Some medical scientists and researchers have advised policymakers in the health sector to put premium on neonatal infection research to strengthen newborn care in Africa.
They said the continent could reduce to the barest minimum life-threatening infections in newborns through evidence-based research focusing on prevention, diagnosis, and treatment.
“Neonatal infection is a serious issue, which ought to be dealt with head on.

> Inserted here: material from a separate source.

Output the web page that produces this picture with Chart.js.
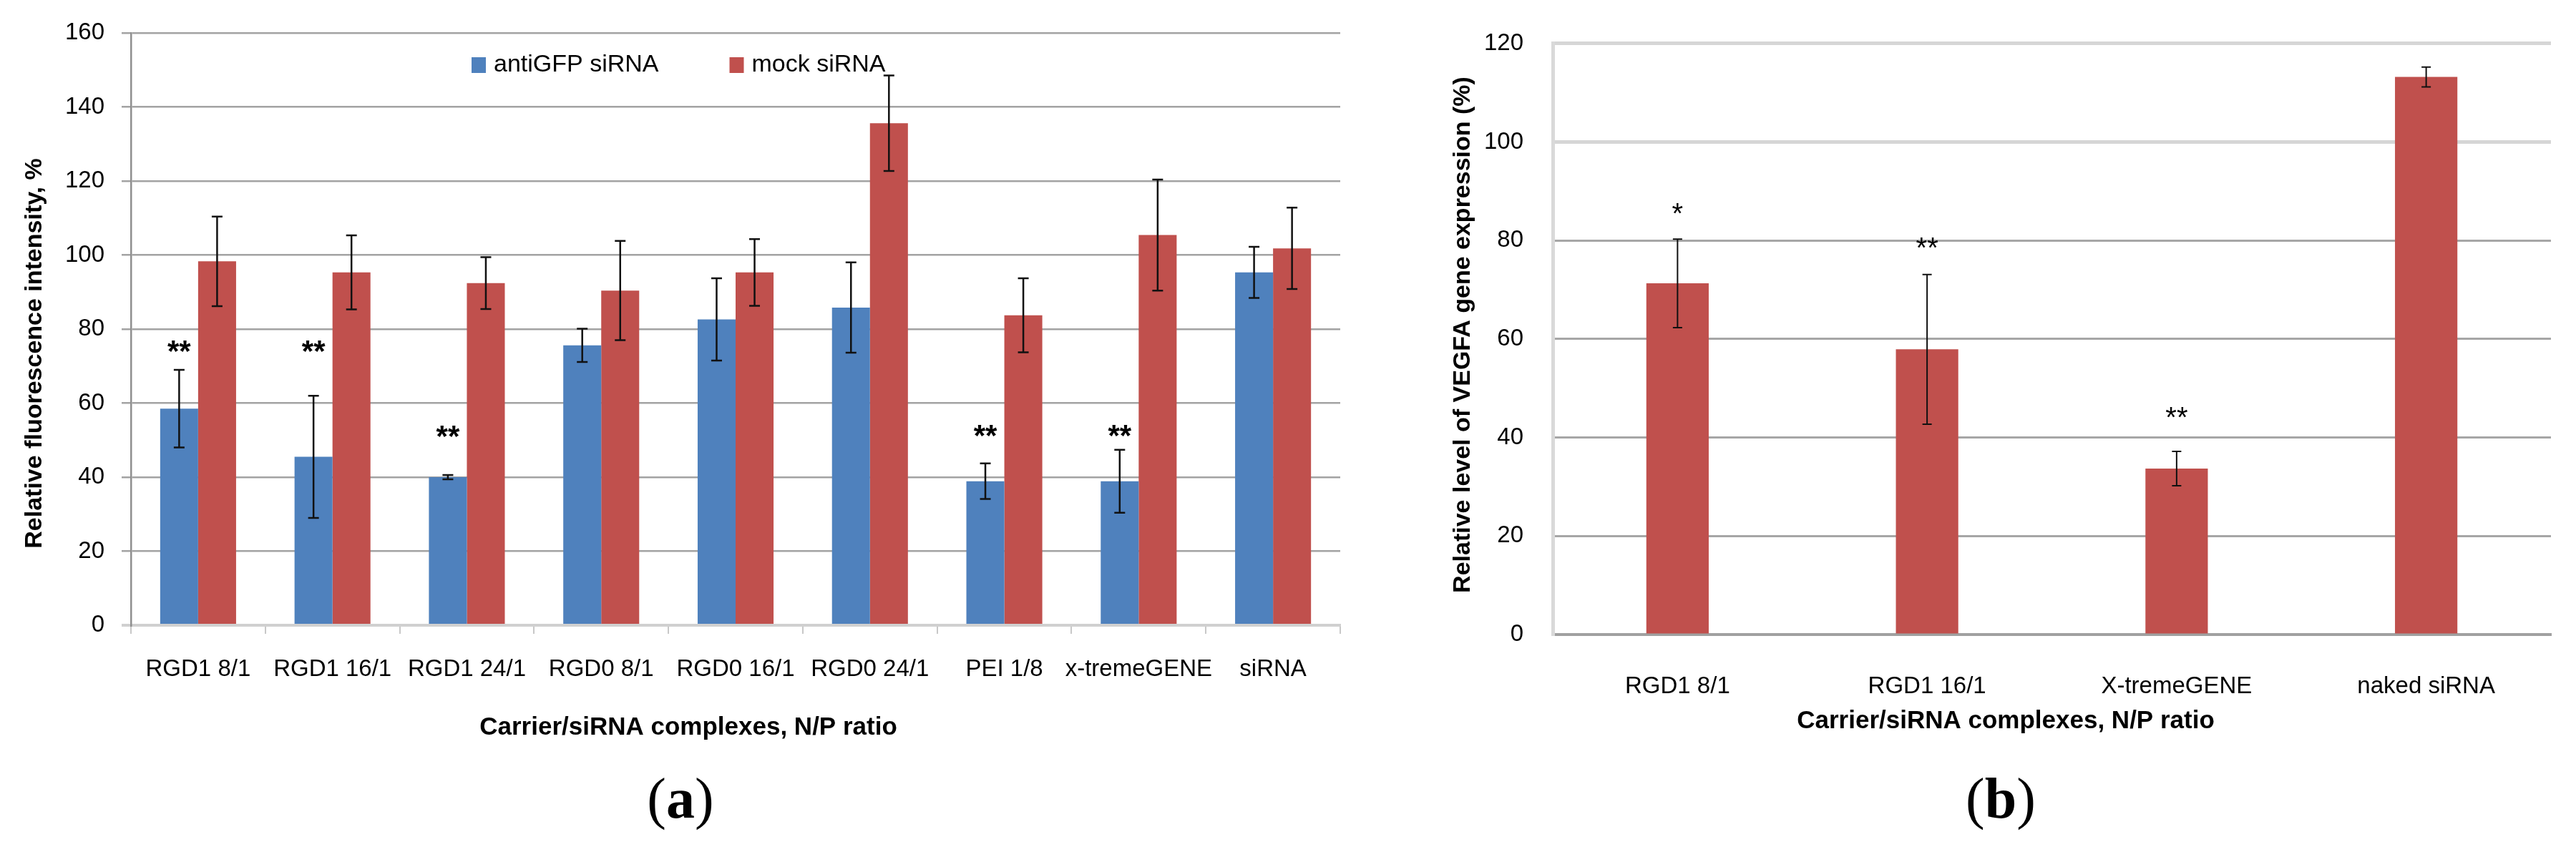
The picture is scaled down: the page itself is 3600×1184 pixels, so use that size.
<!DOCTYPE html>
<html>
<head>
<meta charset="utf-8">
<script src="https://cdn.jsdelivr.net/npm/chart.js@4.4.0/dist/chart.umd.min.js"></script>
<style>
  html, body { margin: 0; padding: 0; background: #fff; }
  #wrap { position: relative; width: 3600px; height: 1184px; overflow: hidden; }
  canvas { position: absolute; top: 0; }
  #chartA { left: 0; }
  #chartB { left: 2006px; }
  .panel { position: absolute; top: 1116px; transform: translate(-50%, -50%);
           font: 80px 'Liberation Serif', serif; color: #000; white-space: nowrap; }
</style>
</head>
<body>
<div id="wrap">
  <canvas id="chartA" width="1924" height="1060"></canvas>
  <canvas id="chartB" width="1594" height="1060"></canvas>
  <div class="panel" style="left:951px">(<b>a</b>)</div>
  <div class="panel" style="left:2796px">(<b>b</b>)</div>
</div>
<script>
// panel (a): fluorescence after GFP knockdown
const categoriesA = ['RGD1 8/1', 'RGD1 16/1', 'RGD1 24/1', 'RGD0 8/1', 'RGD0 16/1', 'RGD0 24/1', 'PEI 1/8', 'x-tremeGENE', 'siRNA'];
const antiGFP = [58.5, 45.5, 40.0, 75.6, 82.6, 85.8, 38.9, 38.9, 95.3];
const antiGFPErr = [10.5, 16.5, 0.6, 4.5, 11.1, 12.2, 4.8, 8.5, 6.9];
const mockSi = [98.3, 95.3, 92.4, 90.4, 95.3, 135.6, 83.7, 105.4, 101.8];
const mockSiErr = [12.1, 10.0, 7.0, 13.4, 9.0, 12.9, 10.0, 15.0, 11.0];
const starsA = ['**', '**', '**', '', '', '', '**', '**', ''];
const starsAY = [73.5, 73.5, 50.5, null, null, null, 50.8, 50.8, null];
const yTicksA = { min: 0, max: 160, step: 20 };

// panel (b): VEGFA expression
const categoriesB = ['RGD1 8/1', 'RGD1 16/1', 'X-tremeGENE', 'naked siRNA'];
const vegfa = [71.3, 57.9, 33.7, 113.2];
const vegfaErr = [9.0, 15.2, 3.5, 2.0];
const starsB = ['*', '**', '**', ''];
const starsBY = [85.1, 78.2, 43.7, null];
const yTicksB = { min: 0, max: 120, step: 20 };

const BLUE = '#4f81bd';
const RED = '#c0504d';
const FONT = "'Liberation Sans', Arial, sans-serif";

// error bars + significance stars, drawn through the y scale
const errorBars = {
  id: 'errorBars',
  afterDatasetsDraw(chart, args, opts) {
    const { ctx } = chart;
    const y = chart.scales.y;
    ctx.save();
    chart.data.datasets.forEach((ds, di) => {
      const meta = chart.getDatasetMeta(di);
      meta.data.forEach((bar, i) => {
        const v = ds.data[i], e = ds.errors[i];
        const top = y.getPixelForValue(v + e);
        const bot = y.getPixelForValue(v - e);
        const h = opts.cap / 2;
        ctx.strokeStyle = opts.color;
        ctx.lineWidth = opts.width;
        ctx.beginPath();
        ctx.moveTo(bar.x, top); ctx.lineTo(bar.x, bot);
        ctx.moveTo(bar.x - h, top); ctx.lineTo(bar.x + h, top);
        ctx.moveTo(bar.x - h, bot); ctx.lineTo(bar.x + h, bot);
        ctx.stroke();
        if (ds.stars && ds.stars[i]) {
          ctx.fillStyle = '#000';
          ctx.font = opts.starFont;
          ctx.textAlign = 'center';
          ctx.textBaseline = 'middle';
          ctx.fillText(ds.stars[i], bar.x, y.getPixelForValue(ds.starY[i]));
        }
      });
    });
    ctx.restore();
  }
};

// axis titles and in-plot legend
const texts = {
  id: 'texts',
  afterDraw(chart, args, opts) {
    const { ctx } = chart;
    ctx.save();
    ctx.fillStyle = '#000';
    ctx.textBaseline = 'middle';
    ctx.textAlign = 'center';
    ctx.font = 'bold 35px ' + FONT;
    ctx.fillText(opts.xTitle.text, opts.xTitle.x, opts.xTitle.y);
    ctx.save();
    ctx.translate(opts.yTitle.x, opts.yTitle.y);
    ctx.rotate(-Math.PI / 2);
    ctx.font = 'bold 34px ' + FONT;
    ctx.fillText(opts.yTitle.text, 0, 0);
    ctx.restore();
    if (opts.legend) {
      let x = opts.legend.x;
      const ly = opts.legend.y;
      ctx.font = '34px ' + FONT;
      ctx.textAlign = 'left';
      chart.data.datasets.forEach((ds) => {
        ctx.fillStyle = ds.backgroundColor;
        ctx.fillRect(x, ly - 11, 20, 22);
        ctx.fillStyle = '#000';
        ctx.fillText(ds.label, x + 31, ly);
        x += 31 + ctx.measureText(ds.label).width + 99;
      });
    }
    ctx.restore();
  }
};

new Chart(document.getElementById('chartA'), {
  type: 'bar',
  data: {
    labels: categoriesA,
    datasets: [
      { label: 'antiGFP siRNA', data: antiGFP, errors: antiGFPErr, stars: starsA, starY: starsAY,
        backgroundColor: BLUE, categoryPercentage: 0.565, barPercentage: 1.0 },
      { label: 'mock siRNA', data: mockSi, errors: mockSiErr,
        backgroundColor: RED, categoryPercentage: 0.565, barPercentage: 1.0 }
    ]
  },
  options: {
    responsive: false,
    animation: false,
    devicePixelRatio: 1,
    layout: { padding: { left: 0, top: 46, right: 51, bottom: 0 } },
    plugins: {
      legend: { display: false },
      tooltip: { enabled: false },
      errorBars: { color: '#111', width: 2.5, cap: 15, starFont: 'bold 42px ' + FONT },
      texts: {
        xTitle: { text: 'Carrier/siRNA complexes, N/P ratio', x: 962, y: 1017 },
        yTitle: { text: 'Relative fluorescence intensity, %', x: 49, y: 494 },
        legend: { x: 659, y: 91 }
      }
    },
    scales: {
      x: {
        afterFit: (s) => { s.height = 186; },
        grid: { drawOnChartArea: false, drawTicks: true, tickLength: 12, color: '#c8c8c8', lineWidth: 2 },
        border: { color: '#d0d0d0', width: 4 },
        ticks: { color: '#000', font: { family: FONT, size: 33 }, padding: 30, maxRotation: 0, autoSkip: false }
      },
      y: {
        min: yTicksA.min, max: yTicksA.max,
        afterFit: (s) => { s.width = 183; },
        grid: { color: (c) => c.tick && c.tick.value === 0 ? '#d0d0d0' : '#a3a3a3',
                lineWidth: (c) => c.tick && c.tick.value === 0 ? 4 : 2.5, tickLength: 13 },
        border: { color: '#8f8f8f', width: 2.5 },
        ticks: { stepSize: yTicksA.step, color: '#000', font: { family: FONT, size: 33 }, padding: 24 }
      }
    }
  },
  plugins: [errorBars, texts]
});

new Chart(document.getElementById('chartB'), {
  type: 'bar',
  data: {
    labels: categoriesB,
    datasets: [
      { label: 'VEGFA', data: vegfa, errors: vegfaErr, stars: starsB, starY: starsBY,
        backgroundColor: RED, categoryPercentage: 0.25, barPercentage: 1.0 }
    ]
  },
  options: {
    responsive: false,
    animation: false,
    devicePixelRatio: 1,
    layout: { padding: { left: 0, top: 32, right: 35, bottom: 0 } },
    plugins: {
      legend: { display: false },
      tooltip: { enabled: false },
      errorBars: { color: '#111', width: 2, cap: 13, starFont: '40px ' + FONT },
      texts: {
        xTitle: { text: 'Carrier/siRNA complexes, N/P ratio', x: 797, y: 1008 },
        yTitle: { text: 'Relative level of VEGFA gene expression (%)', x: 39, y: 468 }
      }
    },
    scales: {
      x: {
        afterFit: (s) => { s.height = 173; },
        grid: { display: false },
        border: { color: '#a0a0a0', width: 4 },
        ticks: { color: '#000', font: { family: FONT, size: 33 }, padding: 45, maxRotation: 0, autoSkip: false }
      },
      y: {
        min: yTicksB.min, max: yTicksB.max,
        afterFit: (s) => { s.width = 164; },
        grid: { drawTicks: false,
                color: (c) => c.tick && c.tick.value >= 100 ? '#d6d6d6' : '#a6a6a6',
                lineWidth: (c) => c.tick && c.tick.value >= 100 ? 5 : 3 },
        border: { color: '#d9d9d9', width: 5 },
        ticks: { stepSize: yTicksB.step, color: '#000', font: { family: FONT, size: 33 }, padding: 41 }
      }
    }
  },
  plugins: [errorBars, texts]
});
</script>
</body>
</html>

In fact, it is a significant burden for our society, accounting for almost 30 per cent of all deaths in babies across Africa,” Professor John Amuasi, Lead of the SNIP-AFRICA Project in Ghana, told the Ghana News Agency in an interview on Thursday.
This was on the sidelines of the 2026 General Assembly Meeting of the Project, in Accra, which brought together researchers, clinicians, and health partners from 12 institutions across Africa and Europe.
SNIP-AFRICA (Severe Neonatal Infection Adaptive Platform Trials in Africa) is a multi-country research initiative working to improve the prevention, diagnosis, and treatment of life-threatening infections in newborns.
It is being funded by the European Union under Global Health EDCTP3 and coordinated by Fondazione Penta ETS (Italy), with the ambition to innovate research on severe childhood infections, particularly neonatal sepsis.
By using novel adaptive trial design elements, the Project seeks to generate evidence to improve antibiotic treatment of this deadly condition, thereby significantly enhancing the wellbeing of newborns and infants, who are at the highest risk of infection from difficult-to-treat bacteria.
The trial plans to enroll some 1,200 neonates in six neonatal intensive care units in Ghana, Kenya, South Africa and Uganda, to foster a culture of knowledge-sharing and collaboration.
Prof Amuasi, a global health expert, said Ghana played an important leadership role in the SNIP-AFRICA consortium through the Kumasi Centre for Collaborative Research in Tropical Medicine at the Kwame Nkrumah University of Science and Technology.
This year’s General Assembly aimed to review the progress of the Project’s work packages, share research findings, and identify sustainable structures that could continue supporting neonatal infection research.
The key areas of focus encompassed clinical and microbiological surveillance systems for neonatal infections, adaptive clinical trial platforms for evaluating treatments, as well as pharmacokinetics research to optimise drug dosing in newborns, he stated.
Additionally, the Project is providing the platform for capacity building and training for African researchers and healthcare workers, stakeholder engagement and policy integration, as well as legacy planning to ensure long-term impact.
Prof Amuasi said discussions and evidence generated at the meeting would contribute to shaping the future of neonatal infection research across the continent.
The project sought to strengthen research and clinical skills across participating countries and supporting the development of the next generation of African scientists working in neonatal infection research, he added.
Prof Julia Bielicki, the SNIP-Africa Scientific Coordinator, explained that the outcomes from the 2026 General Assembly were expected to improve how babies with severe infection in Africa were managed, focusing mainly on antibiotics use.
“If you have more restricted resources in terms of the care you can offer to babies, for example, if you cannot incubate and ventilate them very easily, then antibiotics treatment becomes sort of a cornerstone,” she noted.
Consequently, the Assembly shared research lessons on how to improve giving antibiotics to babies, using the right dose essentially, as well as activities relating to which antibiotics and treatments to be chosen, she explained.
The overall agenda is to identify new and better treatments for newborn sepsis, which is a leading cause of death in newborns in Africa.
“SNIP-AFRICA is a critical step in the fight against newborn sepsis, and we are confident that it will make a significant difference in the lives of newborns in Africa,” said Prof Bielicki, a Senior Researcher at the Centre for Neonatal and Paediatric Infection of St George’s University of London, United Kingdom.